Will AT&T Corp. Make Retail Connection?

By Joseph Palenchar On Jun 7 2004 - 6:00am




AT&T Corp. plans to re-enter the wireless phone business later this year by marketing service to businesses and consumers, but the company hasn't settled on its consumer distribution strategy, the company told TWICE.

In one form or another, however, direct sales to consumers are likely, given that AT&T has said it would add wireless to its bundles of local, long-distance and VoIP services sold direct to consumers. In fact, in current wireless trials, an AT&T spokesman said the company is already "marketing bundled consumer offers with a wireless capability supplied under arrangement with AT&T Wireless Services. The trials," he continued, "are still in the preliminary stage, and we're not prepared to discuss them yet."

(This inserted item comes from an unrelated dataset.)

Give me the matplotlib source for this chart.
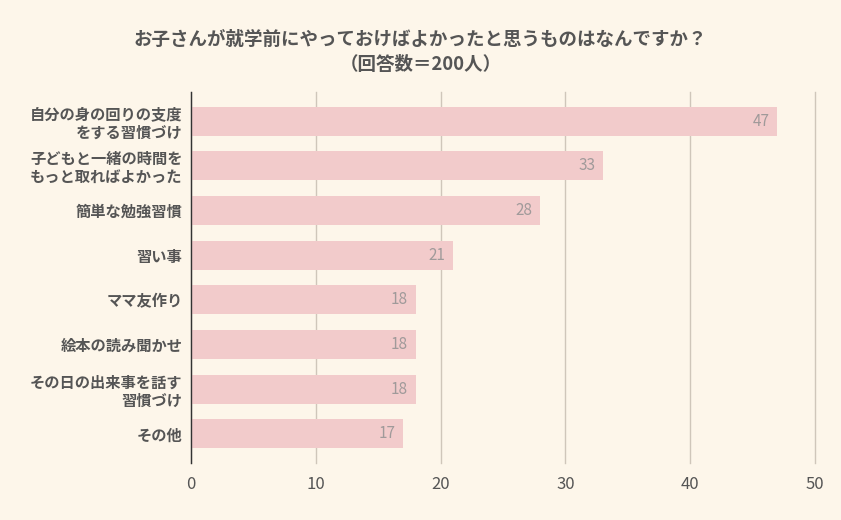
import matplotlib
matplotlib.use("Agg")
import matplotlib.pyplot as plt

plt.rcParams['font.family'] = ['Noto Sans CJK JP', 'DejaVu Sans']

categories = [
    "自分の身の回りの支度\nをする習慣づけ",
    "子どもと一緒の時間を\nもっと取ればよかった",
    "簡単な勉強習慣",
    "習い事",
    "ママ友作り",
    "絵本の読み聞かせ",
    "その日の出来事を話す\n習慣づけ",
    "その他",
]
values = [47, 33, 28, 21, 18, 18, 18, 17]
xticks = [0, 10, 20, 30, 40, 50]

bg = "#FDF6EA"
bar_color = "#F2CBCB"
text_color = "#555555"

fig = plt.figure(figsize=(8.41, 5.2), dpi=100, facecolor=bg)
ax = fig.add_axes([0.2271, 0.1096, 0.7419, 0.7134], facecolor=bg)

ypos = list(range(len(categories)))
ax.barh(ypos, values, height=0.65, color=bar_color, zorder=2)
for y, v in zip(ypos, values):
    ax.text(v - 0.6, y, str(v), ha='right', va='center', fontsize=11,
            color="#A09A9A", zorder=3)

ax.set_ylim(len(categories) - 0.35, -0.65)
ax.set_xlim(0, 50)
ax.set_xticks(xticks)
ax.set_yticks(ypos)
ax.set_yticklabels(categories, fontsize=11, fontweight='bold', color=text_color,
                   linespacing=1.15)
ax.tick_params(axis='y', length=0, pad=6)
ax.tick_params(axis='x', length=0, pad=9, labelsize=12, labelcolor=text_color)
ax.grid(axis='x', color="#CFC6BA", linewidth=1, zorder=0)
for gl in ax.get_xgridlines():
    gl.set_clip_on(False)
for s in ['top', 'right', 'bottom']:
    ax.spines[s].set_visible(False)
ax.spines['left'].set_color("#333333")
ax.spines['left'].set_linewidth(1)
ax.spines['left'].set_zorder(4)

fig.text(0.5, 0.9, "お子さんが就学前にやっておけばよかったと思うものはなんですか？\n（回答数＝200人）",
         ha='center', va='center', fontsize=13.3, fontweight='bold', color=text_color,
         linespacing=1.35)

fig.savefig("out.png", dpi=100, facecolor=bg)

Research analysts, however, are prepared to discuss potential distribution strategies, and Gartner's research VP Philip Redman said he believes indirect retailers won't be part of AT&T's plans. AT&T-owned stores, on the other hand, will be. "A lot of wireless is done at retail," he said. "You have to have retail sales to succeed." AT&T isn't likely to sell through indirect retailers, however, because of the complexity of selling bundled landline and wireless services, he said.

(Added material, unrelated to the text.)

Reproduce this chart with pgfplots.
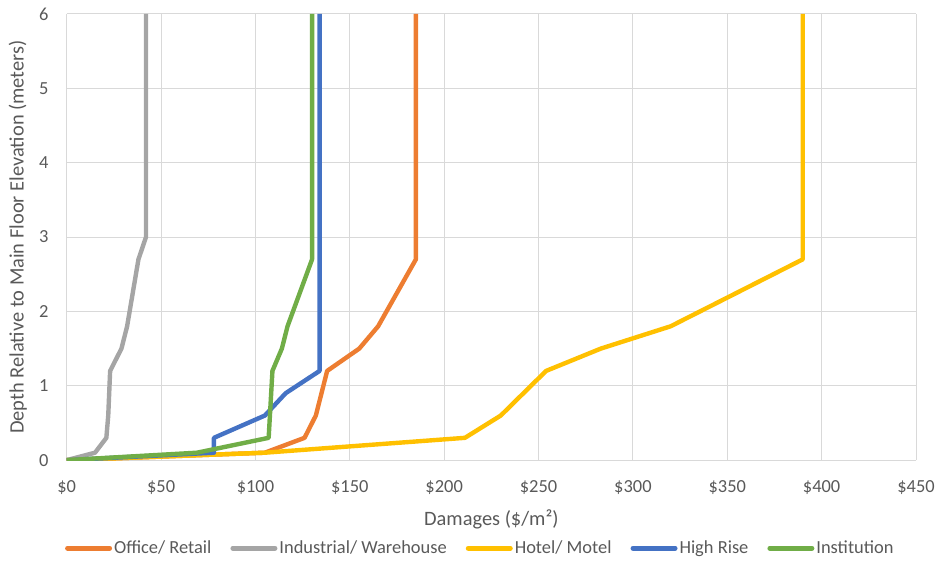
\documentclass[border=0pt]{standalone}
\usepackage{pgfplots}
\pgfplotsset{compat=1.18}
\usepackage{fontspec}
\setmainfont{Carlito}
\definecolor{cOrange}{HTML}{ED7D31}
\definecolor{cGray}{HTML}{A5A5A5}
\definecolor{cYellow}{HTML}{FFC000}
\definecolor{cBlue}{HTML}{4472C4}
\definecolor{cGreen}{HTML}{70AD47}
\definecolor{cText}{HTML}{595959}
\definecolor{cGrid}{HTML}{D9D9D9}
\begin{document}
\begin{tikzpicture}
\begin{axis}[
  scale only axis,
  width=849bp, height=446bp,
  xmin=0, xmax=450, ymin=0, ymax=6,
  xtick={0,50,...,450},
  ytick={0,1,...,6},
  xticklabel={\$\pgfmathprintnumber{\tick}},
  /pgf/number format/assume math mode=true,
  tick label style={font=\fontsize{18.5}{22}\selectfont, text=cText},
  xticklabel style={anchor=center, inner sep=0pt, yshift=-27bp},
  yticklabel style={anchor=east, inner sep=0pt, xshift=-18bp},
  xlabel={Damages (\$/m²)},
  ylabel={Depth Relative to Main Floor Elevation (meters)},
  xlabel style={font=\fontsize{20.5}{24}\selectfont, text=cText,
    at={(axis description cs:0.5,-0.1323)}, anchor=center},
  ylabel style={font=\fontsize{20.5}{24}\selectfont, text=cText,
    at={(axis description cs:-0.0577,0.5)}, anchor=center},
  grid=major,
  major grid style={cGrid, line width=1bp},
  axis line style={draw=none},
  tick style={draw=none},
  legend columns=5,
  legend style={at={(axis description cs:0.487,-0.1973)}, anchor=center,
    draw=none, fill=none,
    font=\fontsize{18.5}{22}\selectfont, text=cText,
    /tikz/every even column/.append style={column sep=17bp},
    /tikz/every odd column/.append style={column sep=0bp}},
  legend cell align=left,
  legend image code/.code={\draw[#1, line width=5bp, line cap=round] (0bp,0bp) -- (42bp,0bp);},
  every axis plot/.append style={line width=4.4bp, line join=round},
]
\addplot[cOrange] coordinates {(0,0) (105,0.1) (126,0.3) (132,0.6) (138,1.2) (155,1.5) (165,1.8) (185,2.7) (185,6)};
\addlegendentry{Office/ Retail}
\addplot[cGray] coordinates {(0,0) (15,0.1) (21,0.3) (22,0.6) (23,1.2) (29,1.5) (32,1.8) (38,2.7) (42,3.0) (42,6)};
\addlegendentry{Industrial/ Warehouse}
\addplot[cYellow] coordinates {(0,0) (105,0.1) (211,0.3) (230,0.6) (254,1.2) (283,1.5) (320,1.8) (390,2.7) (390,6)};
\addlegendentry{Hotel/ Motel}
\addplot[cBlue] coordinates {(0,0) (78,0.1) (78,0.3) (105,0.6) (116,0.9) (134,1.2) (134,6)};
\addlegendentry{High Rise}
\addplot[cGreen] coordinates {(0,0) (69,0.1) (107,0.3) (109,1.2) (114,1.5) (117,1.8) (130,2.7) (130,6)};
\addlegendentry{Institution}
\path (rel axis cs:1,1) ++(22bp,14bp) coordinate (tr);
\path (rel axis cs:0,0) ++(-66.7bp,-103bp) coordinate (bl);
\end{axis}
\useasboundingbox (bl) rectangle (tr);
\end{tikzpicture}
\end{document}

As a result, Redman expects AT&T to open retail stores that look more like offices rather than high-traffic retail outlets to provide a consultative sales environment. He doesn't expect AT&T to sell a great deal of phones through direct mail, however, because "people want to see and feel phones." Long distance, he said, is comparatively "easy to sell via direct mail."

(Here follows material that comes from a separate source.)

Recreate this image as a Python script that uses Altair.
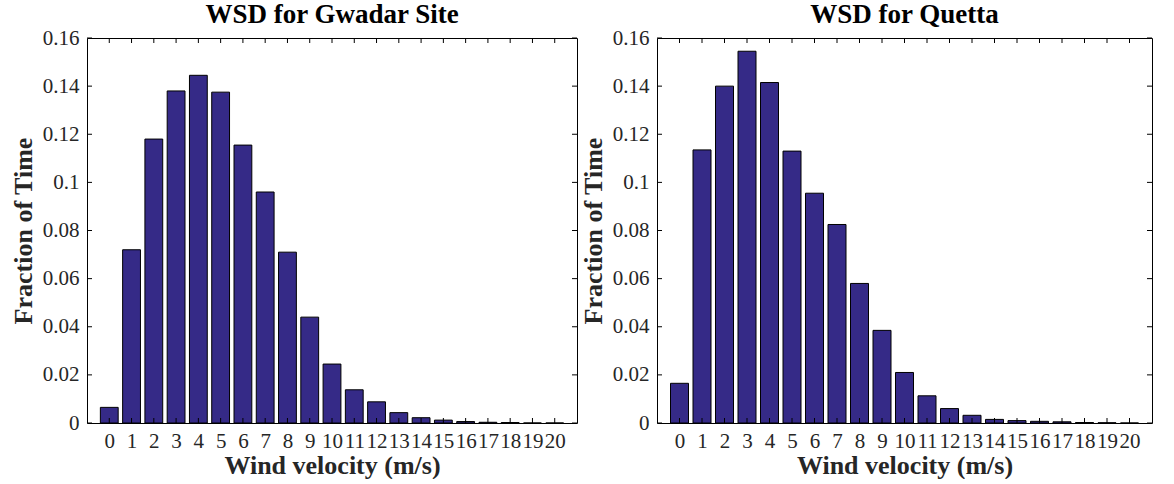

AT&T Corp. plans to reenter the wireless market after Cingular completes its acquisition of AT&T Wireless, which it formerly owned. Once the acquisition is complete, AT&T Corp. will market AT&T-brand service under a nonexclusive five-year MVNO agreement with Sprint PCS. AT&T will offer its own wireless content and data services, operator assistance, customer care, billing, AT&T-branded phones and eventually a combination wireless/Wi-Fi phone for delivering voice calls over cellular and wireless-LAN networks.

The time is right, the company contended, because wireless demand continues to grow, and local number portability has lowered newcomers' barriers to entry.